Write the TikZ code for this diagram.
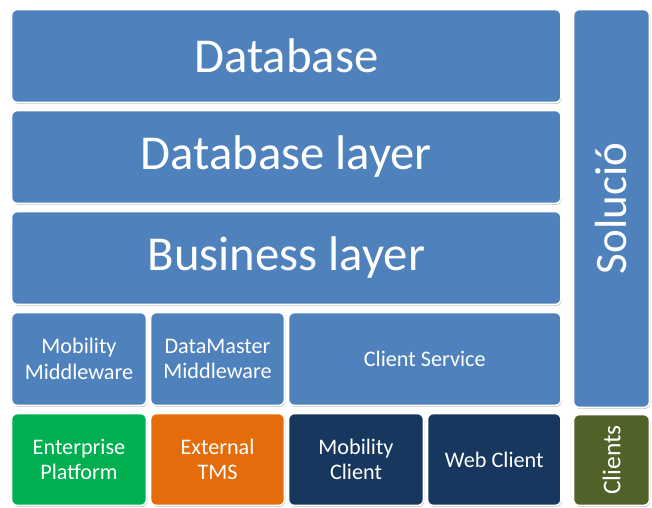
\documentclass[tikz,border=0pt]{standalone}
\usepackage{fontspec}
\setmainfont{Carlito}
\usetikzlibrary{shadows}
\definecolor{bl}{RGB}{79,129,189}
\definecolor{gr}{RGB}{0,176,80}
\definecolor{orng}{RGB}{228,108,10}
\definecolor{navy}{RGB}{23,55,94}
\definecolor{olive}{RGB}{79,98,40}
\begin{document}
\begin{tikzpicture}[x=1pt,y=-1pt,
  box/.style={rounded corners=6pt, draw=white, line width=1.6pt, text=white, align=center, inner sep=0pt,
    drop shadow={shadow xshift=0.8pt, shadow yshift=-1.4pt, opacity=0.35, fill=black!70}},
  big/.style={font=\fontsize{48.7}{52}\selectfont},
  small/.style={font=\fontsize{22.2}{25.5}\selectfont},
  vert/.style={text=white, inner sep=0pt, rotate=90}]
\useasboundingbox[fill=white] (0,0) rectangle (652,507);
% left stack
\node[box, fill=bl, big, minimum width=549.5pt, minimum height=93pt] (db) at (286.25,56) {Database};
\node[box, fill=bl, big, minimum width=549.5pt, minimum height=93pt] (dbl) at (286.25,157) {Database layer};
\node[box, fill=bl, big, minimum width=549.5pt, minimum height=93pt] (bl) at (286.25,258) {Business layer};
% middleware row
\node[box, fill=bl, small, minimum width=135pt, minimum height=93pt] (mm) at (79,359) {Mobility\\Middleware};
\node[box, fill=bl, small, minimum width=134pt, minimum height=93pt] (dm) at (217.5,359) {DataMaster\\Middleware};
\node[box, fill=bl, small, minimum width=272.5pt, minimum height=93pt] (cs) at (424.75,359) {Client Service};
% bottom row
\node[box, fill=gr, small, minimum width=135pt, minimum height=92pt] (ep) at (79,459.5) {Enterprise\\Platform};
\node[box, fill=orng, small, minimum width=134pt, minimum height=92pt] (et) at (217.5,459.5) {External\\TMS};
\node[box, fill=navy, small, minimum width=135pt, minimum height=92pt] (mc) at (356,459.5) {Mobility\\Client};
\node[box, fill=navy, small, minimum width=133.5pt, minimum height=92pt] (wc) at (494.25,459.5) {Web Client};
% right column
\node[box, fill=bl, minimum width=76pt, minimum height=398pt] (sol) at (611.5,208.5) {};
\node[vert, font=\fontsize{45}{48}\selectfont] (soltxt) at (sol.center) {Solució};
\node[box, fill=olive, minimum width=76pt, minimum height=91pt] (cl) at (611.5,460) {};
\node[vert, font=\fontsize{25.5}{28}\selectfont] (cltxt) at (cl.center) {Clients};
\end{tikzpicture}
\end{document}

::::::

Repeat the data above exactly, but not the pictures.

Write the TikZ code for this diagram.
\documentclass[tikz,border=0pt]{standalone}
\usepackage{fontspec}
\setmainfont{Carlito}
\usetikzlibrary{shadows}
\definecolor{bl}{RGB}{79,129,189}
\definecolor{gr}{RGB}{0,176,80}
\definecolor{orng}{RGB}{228,108,10}
\definecolor{navy}{RGB}{23,55,94}
\definecolor{olive}{RGB}{79,98,40}
\begin{document}
\begin{tikzpicture}[x=1pt,y=-1pt,
  box/.style={rounded corners=6pt, draw=white, line width=1.6pt, text=white, align=center, inner sep=0pt,
    drop shadow={shadow xshift=0.8pt, shadow yshift=-1.4pt, opacity=0.35, fill=black!70}},
  big/.style={font=\fontsize{48.7}{52}\selectfont},
  small/.style={font=\fontsize{22.2}{25.5}\selectfont},
  vert/.style={text=white, inner sep=0pt, rotate=90}]
\useasboundingbox[fill=white] (0,0) rectangle (652,507);
% left stack
\node[box, fill=bl, big, minimum width=549.5pt, minimum height=93pt] (db) at (286.25,56) {Database};
\node[box, fill=bl, big, minimum width=549.5pt, minimum height=93pt] (dbl) at (286.25,157) {Database layer};
\node[box, fill=bl, big, minimum width=549.5pt, minimum height=93pt] (bl) at (286.25,258) {Business layer};
% middleware row
\node[box, fill=bl, small, minimum width=135pt, minimum height=93pt] (mm) at (79,359) {Mobility\\Middleware};
\node[box, fill=bl, small, minimum width=134pt, minimum height=93pt] (dm) at (217.5,359) {DataMaster\\Middleware};
\node[box, fill=bl, small, minimum width=272.5pt, minimum height=93pt] (cs) at (424.75,359) {Client Service};
% bottom row
\node[box, fill=gr, small, minimum width=135pt, minimum height=92pt] (ep) at (79,459.5) {Enterprise\\Platform};
\node[box, fill=orng, small, minimum width=134pt, minimum height=92pt] (et) at (217.5,459.5) {External\\TMS};
\node[box, fill=navy, small, minimum width=135pt, minimum height=92pt] (mc) at (356,459.5) {Mobility\\Client};
\node[box, fill=navy, small, minimum width=133.5pt, minimum height=92pt] (wc) at (494.25,459.5) {Web Client};
% right column
\node[box, fill=bl, minimum width=76pt, minimum height=398pt] (sol) at (611.5,208.5) {};
\node[vert, font=\fontsize{45}{48}\selectfont] (soltxt) at (sol.center) {Solució};
\node[box, fill=olive, minimum width=76pt, minimum height=91pt] (cl) at (611.5,460) {};
\node[vert, font=\fontsize{25.5}{28}\selectfont] (cltxt) at (cl.center) {Clients};
\end{tikzpicture}
\end{document}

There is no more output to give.